▶ [The exercise]: Print all of the lines exactly. Any picture among them stays out.

▶ [Data extract]:
--------
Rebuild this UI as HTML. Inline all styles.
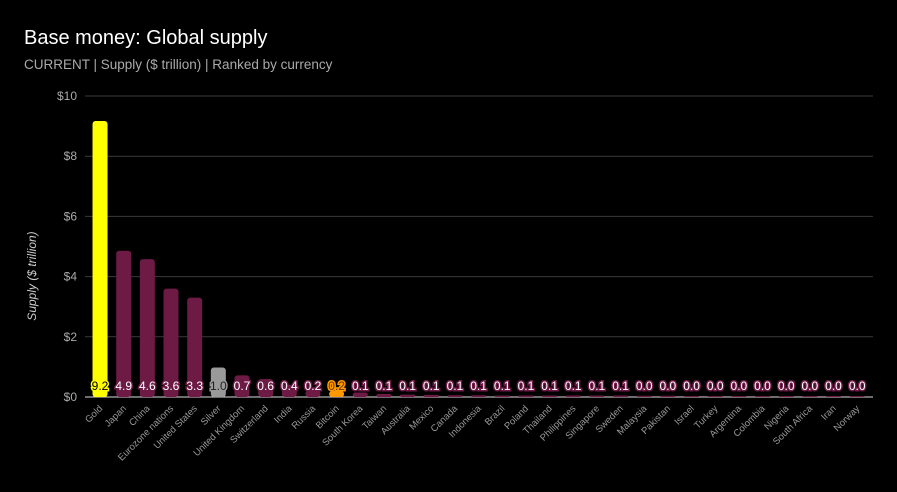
<!DOCTYPE html>
<html><head><meta charset="utf-8"><style>
body{margin:0;background:#000;width:897px;height:487px;overflow:hidden;font-family:"Liberation Sans",sans-serif}
</style></head><body>
<svg width="897" height="487" xmlns="http://www.w3.org/2000/svg">
<text x="24" y="44" fill="#fff" font-size="20">Base money: Global supply</text>
<text x="24" y="69" fill="#aaa" font-size="13.5">CURRENT | Supply ($ trillion) | Ranked by currency</text>
<text transform="translate(36,276) rotate(-90)" text-anchor="middle" fill="#ccc" font-size="12" font-style="italic">Supply ($ trillion)</text>
<g id="grid"></g><g id="bars"></g><g id="labels"></g>
</svg>
<script>
const categories=["Gold","Japan","China","Eurozone nations","United States","Silver","United Kingdom","Switzerland","India","Russia","Bitcoin","South Korea","Taiwan","Australia","Mexico","Canada","Indonesia","Brazil","Poland","Thailand","Philippines","Singapore","Sweden","Malaysia","Pakistan","Israel","Turkey","Argentina","Colombia","Nigeria","South Africa","Iran","Norway"];
const values=[9.17,4.86,4.58,3.6,3.3,0.98,0.72,0.6,0.4,0.22,0.2,0.15,0.1,0.08,0.07,0.06,0.06,0.05,0.05,0.05,0.05,0.05,0.05,0.04,0.04,0.03,0.03,0.03,0.02,0.02,0.02,0.02,0.02];
const yTicks=[0,2,4,6,8,10];
const tickLabels=["$0","$2","$4","$6","$8","$10"];
const ns="http://www.w3.org/2000/svg";
const x0=88.2,xEnd=869,x1=873,y0=397,yTop=96;
const y=v=>y0-(v/10)*(y0-yTop);
const band=(xEnd-x0)/categories.length;
const xc=i=>x0+band*(i+0.5);
function mk(t,a,p){const e=document.createElementNS(ns,t);for(const k in a)e.setAttribute(k,a[k]);p.appendChild(e);return e;}
const grid=document.getElementById('grid');
yTicks.forEach((t,i)=>{
 const l=mk('line',{x1:85,x2:x1,y1:y(t),y2:y(t),stroke:t===0?'#ddd':'#3a3a3a','stroke-width':1},grid);
 
 
 const tx=mk('text',{x:77,y:y(t)+4,'text-anchor':'end',fill:'#aaa','font-size':12},grid);
 tx.textContent=tickLabels[i];
 
 
});
const colorFor=c=>c==="Gold"?"#ffff00":c==="Silver"?"#9a9a9a":c==="Bitcoin"?"#ff9900":"#6d1a45";
const bars=document.getElementById('bars'),labels=document.getElementById('labels');
categories.forEach((c,i)=>{
 const v=values[i],w=15,h=Math.max(y0-y(v),1);
 const r=mk('rect',{x:xc(i)-w/2,y:y0-h,width:w,height:h,rx:Math.min(3,h/2),fill:colorFor(c)},bars);
 
 
 const col=colorFor(c);
 const vt=mk('text',{x:xc(i),y:390,'text-anchor':'middle','font-size':12,fill:(c==="Gold"?"#000":c==="Silver"?"#222":c==="Bitcoin"?"#6b3a00":"#fff"),stroke:col,'stroke-width':3,'paint-order':'stroke'},labels);
 vt.textContent=v.toFixed(1);
 
 
 const ct=mk('text',{transform:`translate(${xc(i)+3},${409}) rotate(-45)`,'text-anchor':'end',fill:'#999','font-size':9.5},labels);
 ct.textContent=c;
 
 
});
</script>
</body></html>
--------
▶ [The solution]:
Rebuild this UI as HTML. Inline all styles.
<!DOCTYPE html>
<html><head><meta charset="utf-8"><style>
body{margin:0;background:#000;width:897px;height:487px;overflow:hidden;font-family:"Liberation Sans",sans-serif}
</style></head><body>
<svg width="897" height="487" xmlns="http://www.w3.org/2000/svg">
<text x="24" y="44" fill="#fff" font-size="20">Base money: Global supply</text>
<text x="24" y="69" fill="#aaa" font-size="13.5">CURRENT | Supply ($ trillion) | Ranked by currency</text>
<text transform="translate(36,276) rotate(-90)" text-anchor="middle" fill="#ccc" font-size="12" font-style="italic">Supply ($ trillion)</text>
<g id="grid"></g><g id="bars"></g><g id="labels"></g>
</svg>
<script>
const categories=["Gold","Japan","China","Eurozone nations","United States","Silver","United Kingdom","Switzerland","India","Russia","Bitcoin","South Korea","Taiwan","Australia","Mexico","Canada","Indonesia","Brazil","Poland","Thailand","Philippines","Singapore","Sweden","Malaysia","Pakistan","Israel","Turkey","Argentina","Colombia","Nigeria","South Africa","Iran","Norway"];
const values=[9.17,4.86,4.58,3.6,3.3,0.98,0.72,0.6,0.4,0.22,0.2,0.15,0.1,0.08,0.07,0.06,0.06,0.05,0.05,0.05,0.05,0.05,0.05,0.04,0.04,0.03,0.03,0.03,0.02,0.02,0.02,0.02,0.02];
const yTicks=[0,2,4,6,8,10];
const tickLabels=["$0","$2","$4","$6","$8","$10"];
const ns="http://www.w3.org/2000/svg";
const x0=88.2,xEnd=869,x1=873,y0=397,yTop=96;
const y=v=>y0-(v/10)*(y0-yTop);
const band=(xEnd-x0)/categories.length;
const xc=i=>x0+band*(i+0.5);
function mk(t,a,p){const e=document.createElementNS(ns,t);for(const k in a)e.setAttribute(k,a[k]);p.appendChild(e);return e;}
const grid=document.getElementById('grid');
yTicks.forEach((t,i)=>{
 const l=mk('line',{x1:85,x2:x1,y1:y(t),y2:y(t),stroke:t===0?'#ddd':'#3a3a3a','stroke-width':1},grid);
 
 
 const tx=mk('text',{x:77,y:y(t)+4,'text-anchor':'end',fill:'#aaa','font-size':12},grid);
 tx.textContent=tickLabels[i];
 
 
});
const colorFor=c=>c==="Gold"?"#ffff00":c==="Silver"?"#9a9a9a":c==="Bitcoin"?"#ff9900":"#6d1a45";
const bars=document.getElementById('bars'),labels=document.getElementById('labels');
categories.forEach((c,i)=>{
 const v=values[i],w=15,h=Math.max(y0-y(v),1);
 const r=mk('rect',{x:xc(i)-w/2,y:y0-h,width:w,height:h,rx:Math.min(3,h/2),fill:colorFor(c)},bars);
 
 
 const col=colorFor(c);
 const vt=mk('text',{x:xc(i),y:390,'text-anchor':'middle','font-size':12,fill:(c==="Gold"?"#000":c==="Silver"?"#222":c==="Bitcoin"?"#6b3a00":"#fff"),stroke:col,'stroke-width':3,'paint-order':'stroke'},labels);
 vt.textContent=v.toFixed(1);
 
 
 const ct=mk('text',{transform:`translate(${xc(i)+3},${409}) rotate(-45)`,'text-anchor':'end',fill:'#999','font-size':9.5},labels);
 ct.textContent=c;
 
 
});
</script>
</body></html>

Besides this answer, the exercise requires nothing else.